-- WHAT TO DO --
Set down, word for word, only the lines from the start of the records through the line bearing "[(293, 81), (272, 67), (252, 53)]]"; include no pictures.

-- SUPPLIED DATA --
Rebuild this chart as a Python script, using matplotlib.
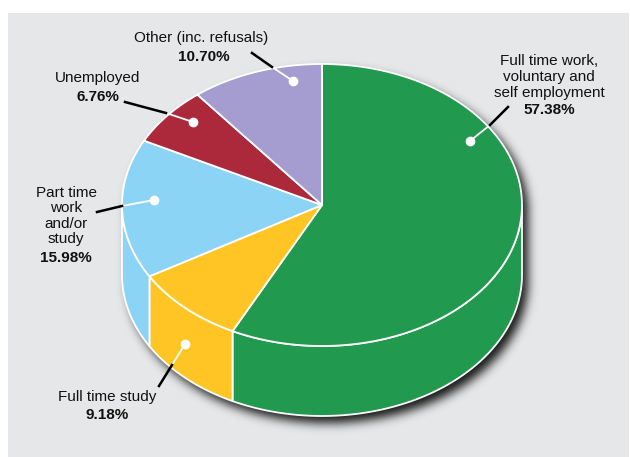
import numpy as np
import matplotlib.pyplot as plt
from matplotlib.patches import Polygon, Rectangle

plt.rcParams['font.family'] = ['Liberation Sans', 'DejaVu Sans']

# slices, clockwise from 12 o'clock
names = ["Full time work,\nvoluntary and\nself employment", "Full time study",
         "Part time\nwork\nand/or\nstudy", "Unemployed", "Other (inc. refusals)"]
shares = [57.38, 9.18, 15.98, 6.76, 10.70]
colors = ["#219a4f", "#fec524", "#8cd4f5", "#ac283b", "#a59dcf"]

# label layout: name centre, percent centre, dot / elbow / end of the leader line
name_xy = [(549, 77), (107, 397), (66, 216), (98, 78), (201, 38)]
pct_xy = [(549, 110), (107, 415), (66, 258), (98, 97), (204, 57)]
leaders = [[(470, 141), (490, 125), (508, 107)],
           [(185, 344), (172, 365), (159, 386)],
           [(154, 200), (122, 206), (97, 212)],
           [(193, 122), (166, 113), (125, 102)],
           [(293, 81), (272, 67), (252, 53)]]

W, H = 630, 457
cx, cy, rx, ry, depth = 322, 205, 200, 141, 70
bg = "#e6e7e8"

fig = plt.figure(figsize=(W / 100, H / 100), dpi=100)
fig.patch.set_facecolor("white")
ax = fig.add_axes([0, 0, 1, 1])
ax.set_xlim(0, W)
ax.set_ylim(H, 0)
ax.axis("off")

ax.add_patch(Rectangle((8, 13), 621, 444, facecolor=bg, edgecolor="none", zorder=0))


def arc(a0, a1, dy=0, n=120):
    t = np.radians(np.linspace(a0, a1, n))
    return np.column_stack([cx + rx * np.cos(t), cy - ry * np.sin(t) + dy])


# soft drop shadow under the cylinder
xs, ys = np.meshgrid(np.arange(W) + 0.5, np.arange(H) + 0.5)
sx, sy = 6, 7
u = (xs - cx - sx) / rx
mask = ((u ** 2 + ((ys - cy - sy) / ry) ** 2 <= 1)
        | (u ** 2 + ((ys - cy - sy - depth) / ry) ** 2 <= 1)
        | ((np.abs(u) <= 1) & (ys >= cy + sy) & (ys <= cy + sy + depth))).astype(float)
k = np.exp(-0.5 * (np.arange(-15, 16) / 5.0) ** 2)
k /= k.sum()
blur = np.apply_along_axis(lambda r: np.convolve(r, k, mode="same"), 1, mask)
blur = np.apply_along_axis(lambda c: np.convolve(c, k, mode="same"), 0, blur)
shadow = np.zeros((H, W, 4))
shadow[..., 3] = blur * 0.9
ax.imshow(shadow, extent=(0, W, H, 0), zorder=1, interpolation="bilinear")

bounds = 90 - 360 * np.concatenate([[0], np.cumsum(shares)]) / 100.0

# front side walls
for i, c in enumerate(colors):
    hi, lo = bounds[i], bounds[i + 1]
    a, b = max(lo, -180), min(hi, 0)
    if a < b:
        pts = np.vstack([arc(a, b), arc(b, a, dy=depth)])
        ax.add_patch(Polygon(pts, closed=True, facecolor=c, edgecolor="white",
                             lw=1.3, joinstyle="round", zorder=2))

# top faces
for i, c in enumerate(colors):
    pts = np.vstack([[cx, cy], arc(bounds[i], bounds[i + 1])])
    ax.add_patch(Polygon(pts, closed=True, facecolor=c, edgecolor="white",
                         lw=1.3, joinstyle="round", zorder=3))

# leader lines and labels
for i in range(len(names)):
    dot, elbow, end = leaders[i]
    ax.plot([dot[0], elbow[0]], [dot[1], elbow[1]], color="white", lw=1.3, zorder=4,
            solid_capstyle="round")
    ax.plot([elbow[0], end[0]], [elbow[1], end[1]], color="black", lw=1.8, zorder=4)
    ax.plot(*dot, "o", ms=6, color="white", zorder=5)
    ax.text(*name_xy[i], names[i], ha="center", va="center", fontsize=11,
            linespacing=1.14, color="#111111", zorder=6)
    ax.text(*pct_xy[i], f"{shares[i]:.2f}%", ha="center", va="center", fontsize=11,
            fontweight="bold", color="#111111", zorder=6)

fig.savefig("out.png", dpi=100, facecolor=fig.get_facecolor())
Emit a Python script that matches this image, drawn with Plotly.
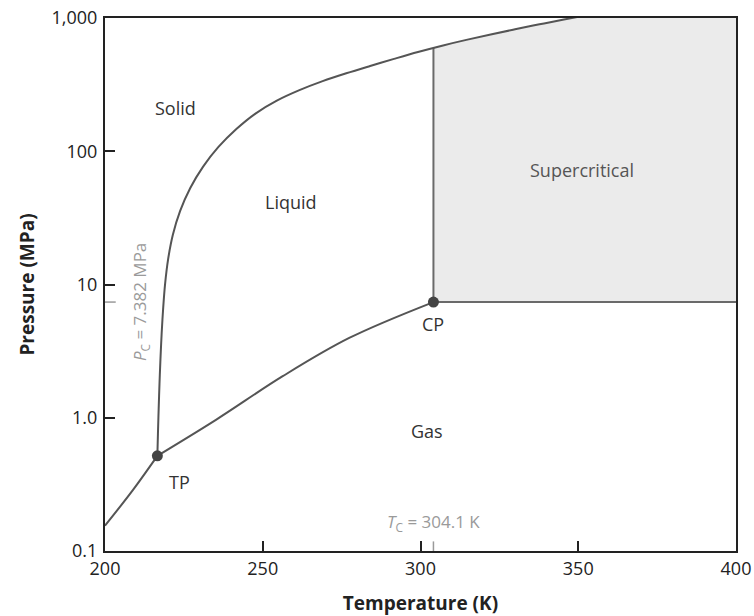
import numpy as np
import plotly.graph_objects as go

# CO2 phase diagram: temperature (K) vs pressure (MPa)
T_TP, P_TP = 216.6, 0.518      # triple point
T_C, P_C = 304.1, 7.382        # critical point

# solid-liquid (melting) boundary, starting at the triple point
melt_T = [216.6, 216.78, 217.01, 217.27, 217.58, 217.95, 218.42, 219.04, 220.0, 221.51,
          223.82, 227.03, 231.1, 235.96, 241.55, 247.69, 254.46, 261.62, 268.99, 276.48,
          284.04, 291.61, 299.2, 306.85, 314.53, 322.24, 329.97, 337.71, 345.46, 353.22]
melt_P = [0.518, 0.757, 1.166, 1.796, 2.766, 4.253, 6.549, 10.07, 15.45, 23.6,
          35.65, 52.96, 76.64, 107.7, 146.2, 191.8, 239.7, 287.3, 335.7, 384.6,
          436.4, 493.4, 555.7, 619.7, 685.0, 751.8, 822.7, 897.0, 972.7, 1057]

# solid-gas (sublimation) boundary up to the triple point
subl_T = [200.0, 208.94, 216.6]
subl_P = [0.155, 0.289, 0.518]

# liquid-gas (vaporisation) boundary from triple point to critical point
vap_T = [216.6, 235.29, 256.33, 277.41, 304.1]
vap_P = [0.518, 0.969, 2.05, 3.97, 7.382]

x_ticks = [200, 250, 300, 350, 400]
y_ticks = [0.1, 1, 10, 100, 1000]
y_ticktext = ["0.1", "1.0", "10", "100", "1,000"]

FONT = "Open Sans"
INK = "#222222"
LINE = "#555555"
GRAY = "#9a9a9a"

fig = go.Figure()

# supercritical region: above Pc, right of Tc, below the melting curve
mT = np.array(melt_T)
mP = np.array(melt_P)
P_at_Tc = float(10 ** np.interp(T_C, mT, np.log10(mP)))
sel = mT > T_C
sc_x = [T_C, T_C] + list(mT[sel]) + [400, 400, T_C]
sc_y = [P_C, P_at_Tc] + list(mP[sel]) + [1000, P_C, P_C]
fig.add_trace(go.Scatter(x=sc_x, y=sc_y, fill="toself", fillcolor="#ebebeb",
                         line=dict(width=0), mode="lines", hoverinfo="skip"))

# critical isotherm and isobar bounding the supercritical region
fig.add_trace(go.Scatter(x=[T_C, T_C], y=[P_at_Tc, P_C], mode="lines",
                         line=dict(color="#6a6a6a", width=2)))
fig.add_trace(go.Scatter(x=[T_C, 400], y=[P_C, P_C], mode="lines",
                         line=dict(color="#6a6a6a", width=2)))

# phase boundaries
for xs, ys in [(melt_T, melt_P), (subl_T, subl_P), (vap_T, vap_P)]:
    fig.add_trace(go.Scatter(x=xs, y=ys, mode="lines",
                             line=dict(color=LINE, width=2, shape="spline", smoothing=1.0)))

# triple and critical points
fig.add_trace(go.Scatter(x=[T_TP, T_C], y=[P_TP, P_C], mode="markers",
                         marker=dict(color="#444444", size=11)))


def label(text, x, y, color="#333333", size=18, **kw):
    fig.add_annotation(text=text, x=x, y=y, showarrow=False,
                       font=dict(family=FONT, size=size, color=color), **kw)


label("Solid", 222.4, np.log10(212))
label("Liquid", 259.0, np.log10(41.9))
label("Supercritical", 351.3, np.log10(72.8), color="#555555")
label("Gas", 302.0, np.log10(0.79))
label("TP", 223.7, np.log10(0.33))
label("CP", 304.0, np.log10(5.08))

# critical value markers on the axes
fig.add_shape(type="line", xref="x", yref="paper", x0=T_C, x1=T_C, y0=0, y1=0.018,
              line=dict(color=GRAY, width=1.5))
fig.add_shape(type="line", xref="paper", yref="y", x0=0, x1=0.017, y0=P_C, y1=P_C,
              line=dict(color=GRAY, width=1.5))
label(f"<i>T</i><sub>C</sub> = {T_C} K", T_C, 0.026, color=GRAY, size=17,
      yref="paper", yanchor="bottom")
label(f"<i>P</i><sub>C</sub> = {P_C} MPa", 211.1, np.log10(P_C), color=GRAY, size=17,
      textangle=-90)

axis_common = dict(showline=True, linecolor=INK, linewidth=2, mirror=True,
                   ticks="inside", ticklen=10, tickwidth=1.5, tickcolor=INK,
                   showgrid=False, zeroline=False, automargin=False,
                   tickfont=dict(family=FONT, size=18, color=INK))

fig.update_xaxes(range=[200, 400], tickvals=x_ticks,
                 title=dict(text="<b>Temperature (K)</b>",
                            font=dict(family=FONT, size=19, color=INK), standoff=18),
                 **axis_common)
fig.update_yaxes(type="log", range=[-1, 3], tickvals=y_ticks, ticktext=y_ticktext,
                 ticklabelstandoff=2,
                 title=dict(text="<b>Pressure (MPa)</b>",
                            font=dict(family=FONT, size=19, color=INK), standoff=12),
                 **axis_common)

fig.update_layout(width=754, height=616, showlegend=False,
                  plot_bgcolor="white", paper_bgcolor="white",
                  margin=dict(l=105, r=18, t=18, b=65))

fig.write_html("out.html")
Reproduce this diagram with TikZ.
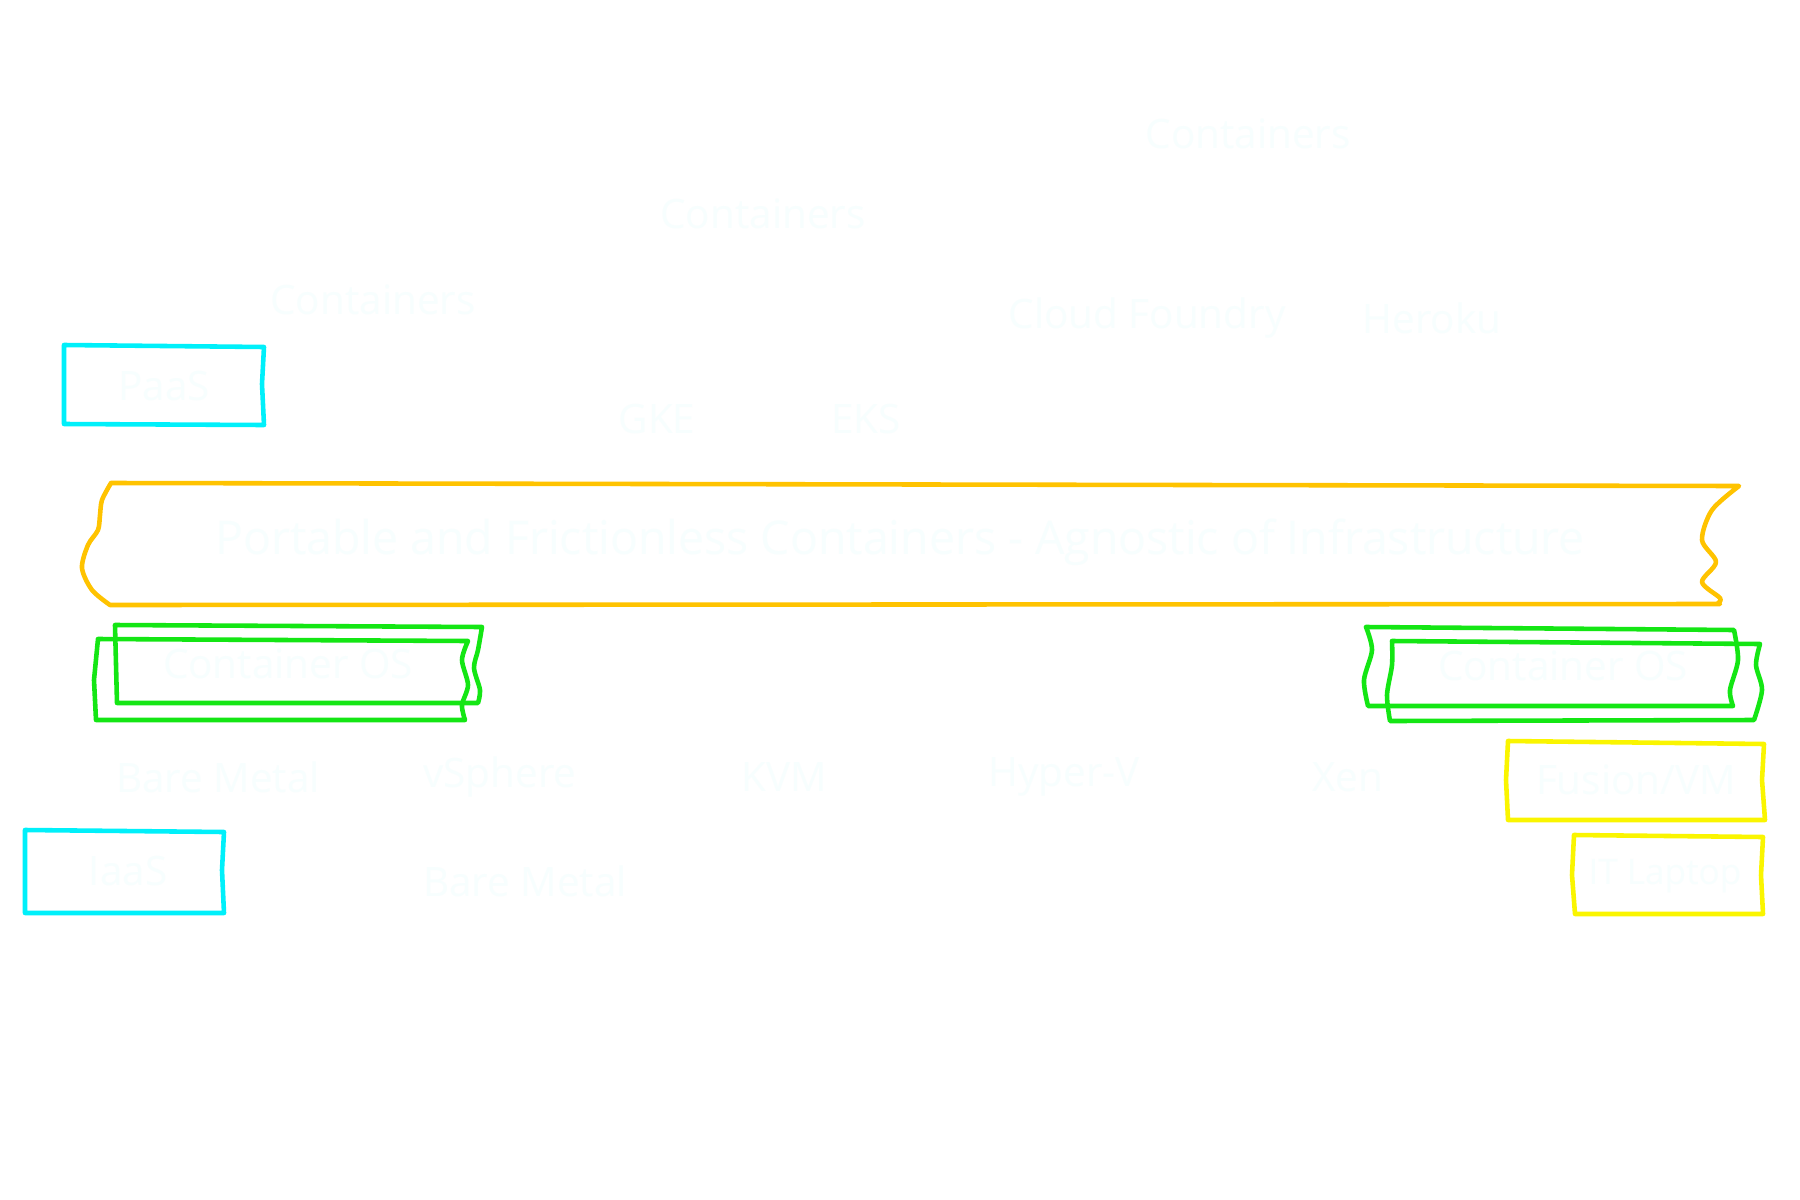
\documentclass[tikz,border=0pt]{standalone}
\usepackage{fontspec}
\setmainfont{Open Sans}
\definecolor{txt}{RGB}{247,254,254}
\definecolor{cyanb}{RGB}{0,240,250}
\definecolor{greenb}{RGB}{20,230,20}
\definecolor{orangeb}{RGB}{255,195,0}
\definecolor{yellowb}{RGB}{250,245,0}
\tikzset{
  lbl/.style={text=txt, font=\fontsize{11.5}{13}\selectfont, inner sep=0pt},
  banner/.style={text=txt, font=\fontsize{13.2}{15}\selectfont, inner sep=0pt},
  edge/.style={line width=1.3pt, line join=round, line cap=round},
  cbox/.style={edge, draw=cyanb},
  ybox/.style={edge, draw=yellowb},
  gbox/.style={edge, draw=greenb},
  obox/.style={edge, draw=orangeb}
}
\begin{document}
\begin{tikzpicture}[x=0.01cm,y=-0.01cm]
\useasboundingbox (0,0) rectangle (1800,1200);
\fill[white] (0,0) rectangle (1800,1200);

% top texts
\node[lbl] (c1) at (1248,134) {Containers};
\node[lbl] (c2) at (763,214) {Containers};
\node[lbl] (c3) at (373,300) {Containers};
\node[lbl] (cf) at (1147,318) {Cloud Foundry};
\node[lbl] (hk) at (1432,318) {Heroku};

% PaaS
\draw[cbox] (64,345) -- (264,347) -- (262,384) -- (264,425) -- (64,424) -- cycle;
\node[lbl] (paas) at (164,386) {PaaS};

\node[lbl] (gke) at (657,419) {GKE};
\node[lbl] (eks) at (866,419) {EKS};

% banner (tape shape)
\draw[obox] (111,483) -- (1739,486)
  -- plot[smooth] coordinates {(1739,486) (1712,510) (1702,540) (1716,562) (1702,582) (1720,598) (1718,603)}
  -- (1720,604) -- (110,605)
  -- plot[smooth] coordinates {(110,605) (92,590) (82,568) (88,545) (98,530) (100,515) (102,500) (111,483)};
\node[banner] (ban) at (900,542) {Portable and Frictionless Containers - Agnostic of Infrastructure};

% Container OS left (double boxes)
\draw[gbox] (115,625) -- (482,627)
  -- plot[smooth] coordinates {(482,627) (478,650) (474,668) (480,690) (478,703)}
  -- (117,703) -- cycle;
\draw[gbox] (98,639) -- (468,641)
  -- plot[smooth] coordinates {(468,641) (462,660) (468,685) (462,705) (465,720)}
  -- (96,720) -- (94,680) -- cycle;
\node[lbl] (osl) at (288,664) {Container OS};

% Container OS right (double boxes)
\draw[gbox] (1366,627) -- (1734,630)
  -- plot[smooth] coordinates {(1734,630) (1738,660) (1730,690) (1733,706)}
  -- (1368,706)
  -- plot[smooth] coordinates {(1368,706) (1364,680) (1372,650) (1366,627)};
\draw[gbox] (1392,641) -- (1760,644)
  -- plot[smooth] coordinates {(1760,644) (1756,665) (1762,690) (1754,720)}
  -- (1390,721)
  -- plot[smooth] coordinates {(1390,721) (1387,695) (1392,665) (1392,641)};
\node[lbl] (osr) at (1563,666) {Container OS};

% bottom row
\node[lbl] (bm1) at (218,777) {Bare Metal};
\node[lbl] (vs) at (500,777) {vSphere};
\node[lbl] (kvm) at (784,777) {KVM};
\node[lbl] (hv) at (1064,777) {Hyper-V};
\node[lbl] (xen) at (1348,777) {Xen};
\draw[ybox] (1508,741) -- (1764,744) -- (1762,780) -- (1765,820) -- (1508,820) -- (1506,780) -- cycle;
\node[lbl] (fus) at (1636,780) {Fusion/VM};

\draw[cbox] (25,830) -- (224,832) -- (222,870) -- (224,913) -- (25,913) -- cycle;
\node[lbl] (iaas) at (128,871) {IaaS};
\node[lbl] (bm2) at (525,881) {Bare Metal};

\draw[ybox] (1574,835) -- (1763,837) -- (1761,875) -- (1763,914) -- (1575,914) -- (1572,875) -- cycle;
\node[lbl, font=\fontsize{10}{12}\selectfont] (lap) at (1665,876) {IT Laptop};
\end{tikzpicture}
\end{document}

-- OUTPUT --
Rebuild this chart as a Python script, using matplotlib.
import numpy as np
import matplotlib.pyplot as plt
from matplotlib.patches import Polygon, Rectangle

plt.rcParams['font.family'] = ['Liberation Sans', 'DejaVu Sans']

# slices, clockwise from 12 o'clock
names = ["Full time work,\nvoluntary and\nself employment", "Full time study",
         "Part time\nwork\nand/or\nstudy", "Unemployed", "Other (inc. refusals)"]
shares = [57.38, 9.18, 15.98, 6.76, 10.70]
colors = ["#219a4f", "#fec524", "#8cd4f5", "#ac283b", "#a59dcf"]

# label layout: name centre, percent centre, dot / elbow / end of the leader line
name_xy = [(549, 77), (107, 397), (66, 216), (98, 78), (201, 38)]
pct_xy = [(549, 110), (107, 415), (66, 258), (98, 97), (204, 57)]
leaders = [[(470, 141), (490, 125), (508, 107)],
           [(185, 344), (172, 365), (159, 386)],
           [(154, 200), (122, 206), (97, 212)],
           [(193, 122), (166, 113), (125, 102)],
           [(293, 81), (272, 67), (252, 53)]]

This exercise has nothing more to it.